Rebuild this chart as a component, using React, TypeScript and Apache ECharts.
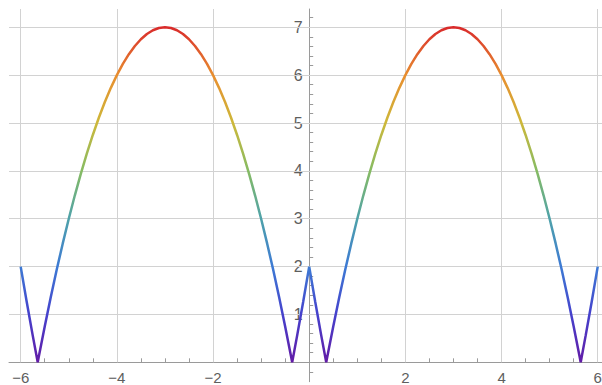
import React, { useEffect, useRef } from "react";
import * as echarts from "echarts";

// Curve samples, as [x, y]
const curveLeft: [number, number][] = [
  [-6, 2], [-5.875, 1.2656], [-5.75, 0.5625], [-5.646, 0], [-5.625, 0.1094], [-5.5, 0.75],
  [-5.375, 1.3594], [-5.25, 1.9375], [-5.125, 2.4844], [-5, 3], [-4.875, 3.4844],
  [-4.75, 3.9375], [-4.625, 4.3594], [-4.5, 4.75], [-4.375, 5.1094], [-4.25, 5.4375],
  [-4.125, 5.7344], [-4, 6], [-3.875, 6.2344], [-3.75, 6.4375], [-3.625, 6.6094],
  [-3.5, 6.75], [-3.375, 6.8594], [-3.25, 6.9375], [-3.125, 6.9844], [-3, 7],
  [-2.875, 6.9844], [-2.75, 6.9375], [-2.625, 6.8594], [-2.5, 6.75], [-2.375, 6.6094],
  [-2.25, 6.4375], [-2.125, 6.2344], [-2, 6], [-1.875, 5.7344], [-1.75, 5.4375],
  [-1.625, 5.1094], [-1.5, 4.75], [-1.375, 4.3594], [-1.25, 3.9375], [-1.125, 3.4844],
  [-1, 3], [-0.875, 2.4844], [-0.75, 1.9375], [-0.625, 1.3594], [-0.5, 0.75],
  [-0.375, 0.1094], [-0.354, 0], [-0.25, 0.5625], [-0.125, 1.2656], [0, 2],
];
const curveRight: [number, number][] = [
  [0.125, 1.2656], [0.25, 0.5625], [0.354, 0], [0.375, 0.1094], [0.5, 0.75],
  [0.625, 1.3594], [0.75, 1.9375], [0.875, 2.4844], [1, 3], [1.125, 3.4844],
  [1.25, 3.9375], [1.375, 4.3594], [1.5, 4.75], [1.625, 5.1094], [1.75, 5.4375],
  [1.875, 5.7344], [2, 6], [2.125, 6.2344], [2.25, 6.4375], [2.375, 6.6094],
  [2.5, 6.75], [2.625, 6.8594], [2.75, 6.9375], [2.875, 6.9844], [3, 7],
  [3.125, 6.9844], [3.25, 6.9375], [3.375, 6.8594], [3.5, 6.75], [3.625, 6.6094],
  [3.75, 6.4375], [3.875, 6.2344], [4, 6], [4.125, 5.7344], [4.25, 5.4375],
  [4.375, 5.1094], [4.5, 4.75], [4.625, 4.3594], [4.75, 3.9375], [4.875, 3.4844],
  [5, 3], [5.125, 2.4844], [5.25, 1.9375], [5.375, 1.3594], [5.5, 0.75],
  [5.625, 0.1094], [5.646, 0], [5.75, 0.5625], [5.875, 1.2656], [6, 2],
];

const xLabelValues = [-6, -4, -2, 2, 4, 6];
const yLabelValues = [1, 2, 3, 4, 5, 6, 7];
const xGridValues = [-6, -4, -2, 2, 4, 6];
const yGridValues = [1, 2, 3, 4, 5, 6, 7];
const xMinorTicks = [
  -6, -5.5, -5, -4.5, -4, -3.5, -3, -2.5, -2, -1.5, -1, -0.5,
  0.5, 1, 1.5, 2, 2.5, 3, 3.5, 4, 4.5, 5, 5.5, 6,
];
const yMinorTicks: number[] = [];
for (let i = -1; i <= 36; i++) yMinorTicks.push(Math.round(i * 0.2 * 1000) / 1000);

const X_MIN = -6.243;
const X_MAX = 6.089;
const Y_MIN = -0.405;
const Y_MAX = 7.382;

const rainbow = [
  "#621ba6",
  "#4541cc",
  "#3d7ad4",
  "#4fa2aa",
  "#86bb63",
  "#cdb83a",
  "#e88e2f",
  "#d92b2b",
];

const fmt = (v: number) => (v < 0 ? "\u2212" + Math.abs(v) : String(v));

const GRID = { left: 9, right: 0, top: 9, bottom: 3.3 };
const W = 602;
const H = 385;

export default function App() {
  const ref = useRef<HTMLDivElement>(null);
  useEffect(() => {
    document.body.style.margin = "0";
    const chart = echarts.init(ref.current!, undefined, { renderer: "svg" });
    const font = "'Liberation Sans', Arial, sans-serif";
    const plotW = W - GRID.left - GRID.right;
    const plotH = H - GRID.top - GRID.bottom;
    // offsets so the axes sit at x = 0 and y = 0
    const yAxisOffset = -((0 - X_MIN) / (X_MAX - X_MIN)) * plotW;
    const xAxisOffset = -((0 - Y_MIN) / (Y_MAX - Y_MIN)) * plotH;
    const gridLines: any[] = [];
    xGridValues.forEach((x) =>
      gridLines.push([{ coord: [x, 0] }, { coord: [x, Y_MAX] }])
    );
    yGridValues.forEach((y) =>
      gridLines.push([{ coord: [X_MIN, y] }, { coord: [X_MAX, y] }])
    );
    chart.setOption({
      animation: false,
      backgroundColor: "#ffffff",
      grid: { ...GRID, containLabel: false, outerBoundsMode: "none" },
      xAxis: {
        type: "value",
        min: X_MIN,
        max: X_MAX,
        position: "bottom",
        offset: xAxisOffset,
        axisLine: { onZero: false, lineStyle: { color: "#9a9a9a", width: 1 } },
        axisTick: {
          show: true,
          inside: true,
          length: 4,
          customValues: xMinorTicks,
          lineStyle: { color: "#9a9a9a", width: 1 },
        },
        axisLabel: {
          customValues: xLabelValues,
          formatter: fmt,
          color: "#5e5e5e",
          fontSize: 15,
          lineHeight: 11,
          fontFamily: font,
          margin: 9.5,
        },
        splitLine: { show: false },
      },
      yAxis: {
        type: "value",
        min: Y_MIN,
        max: Y_MAX,
        position: "left",
        offset: yAxisOffset,
        axisLine: { show: true, onZero: false, lineStyle: { color: "#9a9a9a", width: 1 } },
        axisTick: {
          show: true,
          inside: true,
          length: 4,
          customValues: yMinorTicks,
          lineStyle: { color: "#9a9a9a", width: 1 },
        },
        axisLabel: {
          customValues: yLabelValues,
          formatter: fmt,
          color: "#5e5e5e",
          fontSize: 16,
          fontFamily: font,
          margin: 6.5,
        },
        splitLine: { show: false },
      },
      visualMap: {
        show: false,
        type: "continuous",
        seriesIndex: 0,
        dimension: 1,
        min: 0,
        max: 7,
        inRange: { color: rainbow },
      },
      series: [
        {
          type: "line",
          data: [...curveLeft, ...curveRight],
          showSymbol: false,
          symbol: "none",
          lineStyle: { width: 2.5 },
          z: 5,
        },
        {
          type: "line",
          data: [],
          silent: true,
          z: 1,
          markLine: {
            silent: true,
            symbol: "none",
            label: { show: false },
            lineStyle: { color: "#d2d2d2", width: 1, type: "solid" },
            data: gridLines,
          },
        },
      ],
    });
    return () => chart.dispose();
  }, []);
  return <div ref={ref} style={{ width: W, height: H }} />;
}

■ **Aim of the exercise**:
Pictures excluded, repeat exactly the lines from the top of the material through the line with "import * as", including both of those lines.

■ **Result**:
Rebuild this chart as a component, using React, TypeScript and Apache ECharts.
import React, { useEffect, useRef } from "react";
import * as echarts from "echarts";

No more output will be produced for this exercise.